One of the more annoying aspects of using a cellphone (beyond dropped calls and bad reception) has to be dealing with voice mail. I understand why there needs to be a least-common-denominator interface into voicemail, so it is accessible from any phone and from anywhere, but let’s face it, a touch-tone user interface is a terrible way to deal with voice messages. There are two huge improvements to voicemail that I’d like to see the carriers offer. I’d probably switch to a carrier that made these things possible.
First, I’d like to be able to set my voicemail system to automatically forward voicemails I receive as a .WAV or .mp3 attachment to an email account of my choice. This would be extremely simple for any carrier to enable. I use an effective little service called MaxEmail that does this for my home phone number, which I have forward to my MaxEmail number if I don’t answer at home. This allows my wife and I to receive voicemails and faxes as attachments on our Sidekicks or email client of our choice. And my Cisco phone system at work does this as well. But the annoying missing link is my mobile number, where I actually receive the most voicemails.

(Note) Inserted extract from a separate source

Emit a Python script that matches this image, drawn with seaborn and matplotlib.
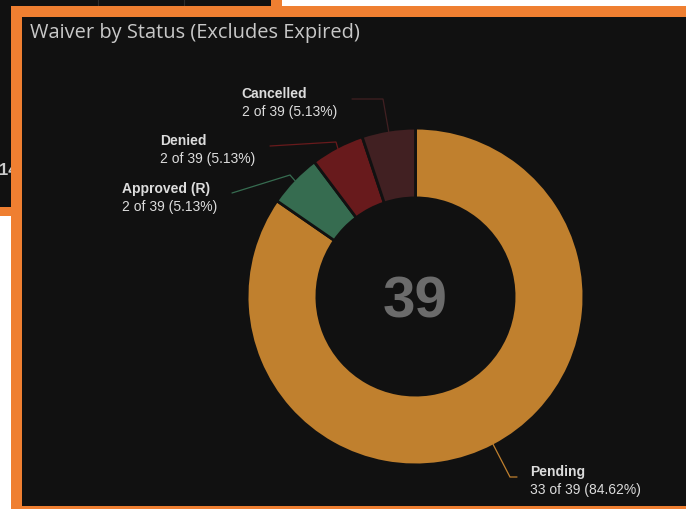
import numpy as np
import matplotlib
matplotlib.use("Agg")
import matplotlib.pyplot as plt
from matplotlib.patches import Rectangle
import seaborn as sns

sns.set_theme(style="dark")
plt.rcParams['font.family'] = ['Liberation Sans', 'DejaVu Sans']

# Data
statuses = ["Pending", "Approved (R)", "Denied", "Cancelled"]
counts = [33, 2, 2, 2]
title = "Waiver by Status (Excludes Expired)"

# Const
bg = "#111111"
border = "#EF7F31"
palette = sns.color_palette(["#C0802E", "#366C50", "#681A1C", "#412022"])
text_color = "#DCDCDC"

W, H = 686, 510
def Y(py):
    return H - py

fig = plt.figure(figsize=(W / 100, H / 100), dpi=100, facecolor="white")
ax = fig.add_axes([0, 0, 1, 1])
ax.patch.set_visible(False)

# neighbouring tile (behind) and the selected panel
ax.add_patch(Rectangle((0, Y(217)), 282, 217, color=border, zorder=0.1, lw=0))
ax.add_patch(Rectangle((0, Y(208)), 271, 208, color=bg, zorder=0.2, lw=0))
for gx in [98, 184]:
    ax.plot([gx, gx], [Y(0), Y(8)], color="#2c2c2c", lw=0.8, zorder=0.25)
ax.text(-1, Y(175), "14", color="#cccccc", fontsize=12, fontweight="bold",
        ha="left", va="baseline", zorder=0.3)
ax.add_patch(Rectangle((11, Y(510)), W - 11, 503, color=border, zorder=0.4, lw=0))
ax.add_patch(Rectangle((22, Y(507)), W - 22, 489, color=bg, zorder=0.5, lw=0))

ax.text(30, Y(38), title, color="#C8C8C8", fontsize=14.4, family=["Open Sans"],
        ha="left", va="baseline", zorder=3)

# Donut
cx, cy = 415.5, Y(297.5)
R, r = 168.4, 98.6
wedges, _ = ax.pie(counts, colors=palette, startangle=90, counterclock=False,
                   center=(cx, cy), radius=R, frame=True,
                   wedgeprops=dict(width=R - r, edgecolor=bg, linewidth=2))
total = sum(counts)
ax.text(cx, Y(318), str(total), color="#6B6B6B", fontsize=42, fontweight="bold",
        ha="center", va="baseline", zorder=3)

# label layout: text left x, first baseline, leader path (elbow, end) in pixels
label_pos = {
    "Pending": (530, 476, [(510, 478), (517, 478)]),
    "Approved (R)": (122.5, 193, [(290, 176), (232, 194)]),
    "Denied": (160, 145, [(336, 143), (270, 147)]),
    "Cancelled": (241.5, 98, [(383, 100), (352, 100)]),
}

for w, name, c in zip(wedges, statuses, counts):
    tx, tb, path = label_pos[name]
    ang = np.deg2rad((w.theta1 + w.theta2) / 2)
    x0 = cx + (R - 1.5) * np.cos(ang)
    y0 = cy + (R - 1.5) * np.sin(ang)
    xs = [x0] + [p[0] for p in path]
    ys = [y0] + [Y(p[1]) for p in path]
    ax.plot(xs, ys, color=w.get_facecolor(), lw=0.9, zorder=2,
            solid_joinstyle="miter")
    ax.text(tx, Y(tb), name, color=text_color, fontsize=10, fontweight="bold",
            ha="left", va="baseline", zorder=3)
    ax.text(tx, Y(tb + 18), "{} of {} ({:.2f}%)".format(c, total, c / total * 100),
            color=text_color, fontsize=10, ha="left", va="baseline", zorder=3)

ax.set_xlim(0, W)
ax.set_ylim(0, H)
ax.set_aspect("auto")
ax.axis("off")

fig.savefig("out.png", dpi=100, facecolor="white")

The second feature I’d like to have would be a voicemail client that runs directly on my phone that downloads all voicemail messages to my phone in the background and would allow me to easily navigate my voicemail queue without resorting to the tortured call-in touch-tone interface. Phones have more than enough memory and local processing power these days to pull this off. With data-capable phones as common as they are, I resent the fact that I need to call-in to get my messages.

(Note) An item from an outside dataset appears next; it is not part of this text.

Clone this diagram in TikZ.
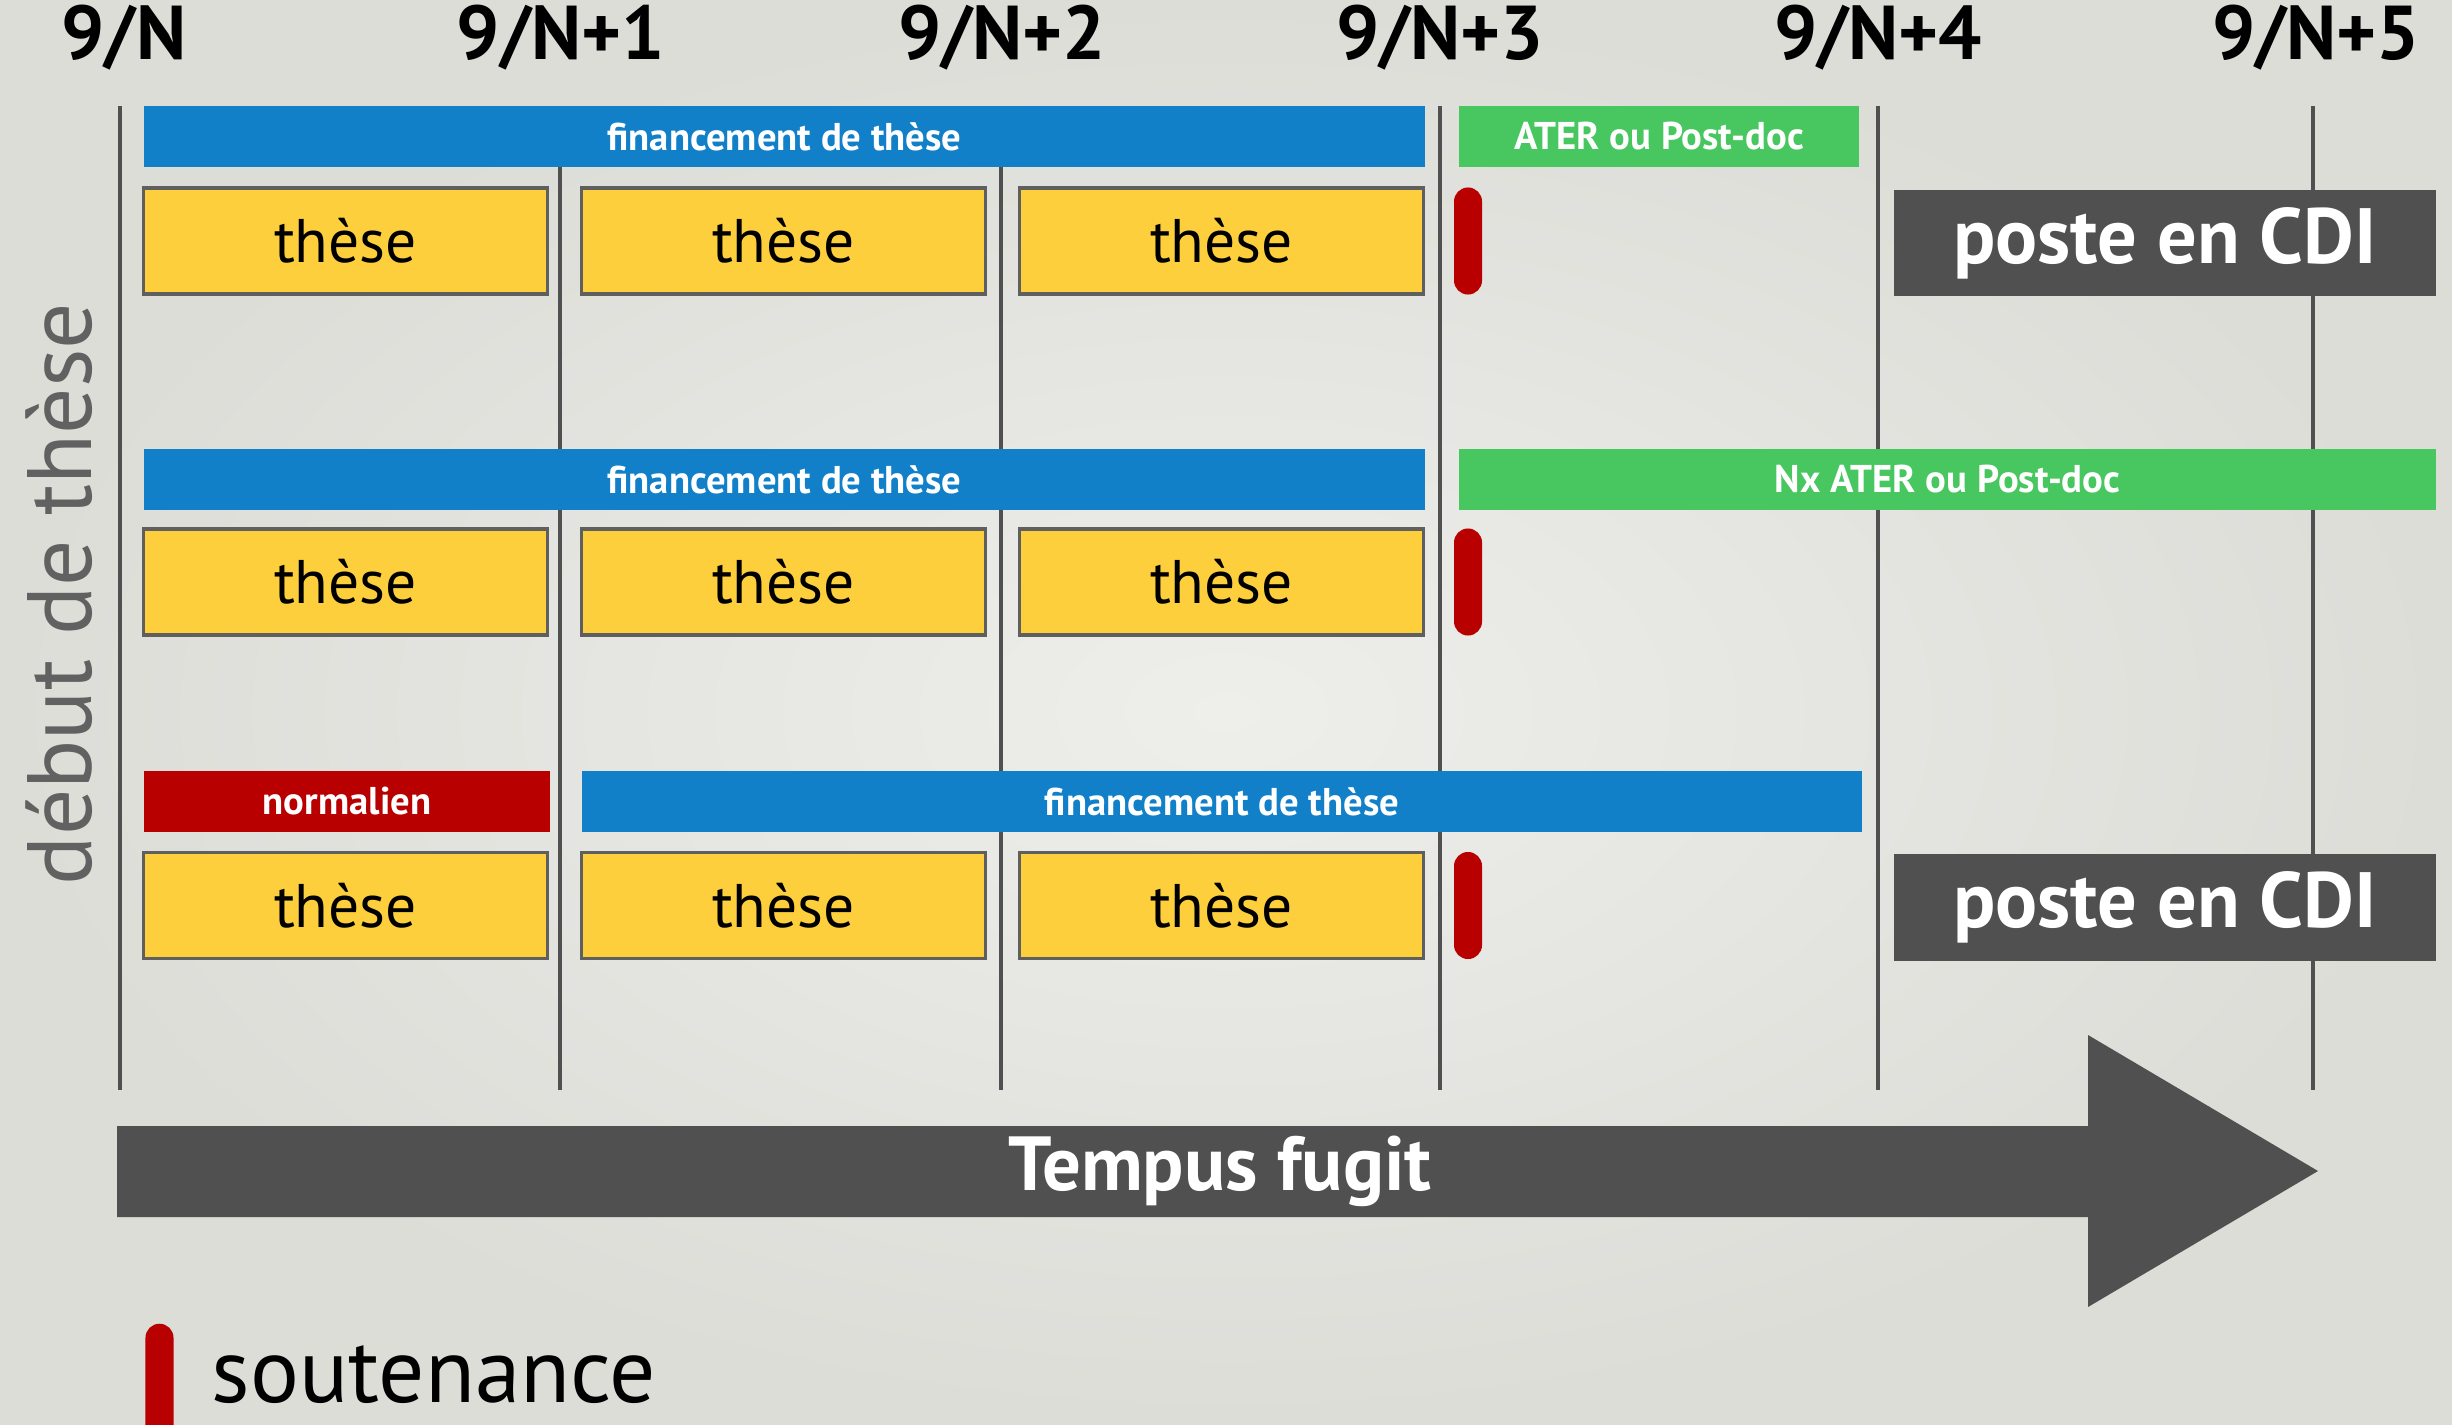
\documentclass[tikz,border=0pt]{standalone}
\usepackage{fontspec}
\setmainfont{PT Sans}
\usepackage{tikz}

\definecolor{finblue}{RGB}{17,128,200}
\definecolor{aterGreen}{RGB}{72,199,96}
\definecolor{theseYellow}{RGB}{253,207,60}
\definecolor{boxGray}{RGB}{95,95,95}
\definecolor{defRed}{RGB}{184,0,0}
\definecolor{cdiGray}{RGB}{80,80,80}
\definecolor{bgIn}{RGB}{238,238,235}
\definecolor{bgOut}{RGB}{220,221,215}

\tikzset{
  yearlbl/.style={font=\bfseries\fontsize{21.7}{26}\selectfont,inner sep=0pt},
  yearline/.style={draw=cdiGray,line width=1.1pt},
  bar/.style={fill=#1,text=white,font=\bfseries\fontsize{11}{13}\selectfont,inner sep=0pt,minimum height=0.61cm},
  these/.style={fill=theseYellow,draw=boxGray,line width=0.9pt,inner sep=0pt,minimum width=4.03cm,minimum height=1.06cm,font=\fontsize{17.5}{21}\selectfont},
  defense/.style={fill=defRed,rounded corners=0.14cm,inner sep=0pt,minimum width=0.28cm,minimum height=1.07cm},
  cdi/.style={fill=cdiGray,text=white,inner sep=0pt,minimum width=5.42cm,minimum height=1.06cm,font=\bfseries\fontsize{22.3}{26}\selectfont}
}

\begin{document}
\begin{tikzpicture}[x=0.01cm,y=-0.01cm]
  \useasboundingbox (0,0) rectangle (2452,1424);
  \shade[inner color=bgIn,outer color=bgOut] (0,0) rectangle (2452,1424);
  % years
  \foreach \x/\s [count=\i from 0] in {124/{},561/+1,1002/+2,1440/+3,1878/+4,2316/+5}{
    \node[yearlbl] (year\i) at (\x,38) {9/N\s};
  }
  \foreach \x [count=\i from 0] in {120,560,1001,1440,1878,2313}
    \draw[yearline] (\x,106) coordinate (top\i) -- (\x,1090) coordinate (bot\i);
  % funding bars
  \node[bar=finblue,minimum width=12.81cm] (fin1) at (784.5,136.5) {financement de thèse};
  \node[bar=aterGreen,minimum width=4cm] (ater1) at (1659,136.5) {ATER ou Post-doc};
  \node[bar=finblue,minimum width=12.81cm] (fin2) at (784.5,479.5) {financement de thèse};
  \node[bar=aterGreen,minimum width=9.77cm] (ater2) at (1947.5,479.5) {Nx ATER ou Post-doc};
  \node[bar=defRed,minimum width=4.06cm] (norm3) at (347,801.5) {normalien};
  \node[bar=finblue,minimum width=12.8cm] (fin3) at (1222,801.5) {financement de thèse};
  % theses and defenses
  \foreach \r/\y in {1/241,2/582,3/905.5}{
    \foreach \c/\x in {1/345.5,2/783.5,3/1221.5}
      \node[these] (these\r\c) at (\x,\y) {thèse};
    \node[defense] (def\r) at (1468,\y) {};
  }
  \node[cdi] (cdi1) at (2165,243) {poste en CDI};
  \node[cdi] (cdi3) at (2165,907.5) {poste en CDI};
  % time arrow
  \fill[cdiGray] (117,1126) -- (2088,1126) -- (2088,1035) -- (2318,1171)
    -- (2088,1307) -- (2088,1217) -- (117,1217) -- cycle;
  \node[text=white,font=\bfseries\fontsize{21.8}{26}\selectfont] (tempus) at (1220,1171) {Tempus fugit};
  \node[rotate=90,text=cdiGray!90!white,font=\fontsize{26}{30}\selectfont] (debut) at (59,594) {début de thèse};
  % legend
  \node[defense,minimum height=1.4cm,anchor=north] (legdef) at (159.5,1323) {};
  \node[anchor=base west,inner sep=0pt,font=\fontsize{26}{30}\selectfont] (legtxt) at (211,1402) {soutenance};
\end{tikzpicture}
\end{document}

Of course, I can think of a reason why the carriers aren’t interested in doing this: airtime charges. Every time I call in to my voicemail system, I am burning off the minutes in my plan. If I make enough calls into voicemail (and who doesn’t do this at least once a day), checking my messages becomes a revenue opportunity for the carrier, especially if I am traveling and they can tack roaming charges on top of those minutes.
So I’m not holding my breath for my wireless carrier to suddenly adopt a user-centric attitude, but at least I can dream, right?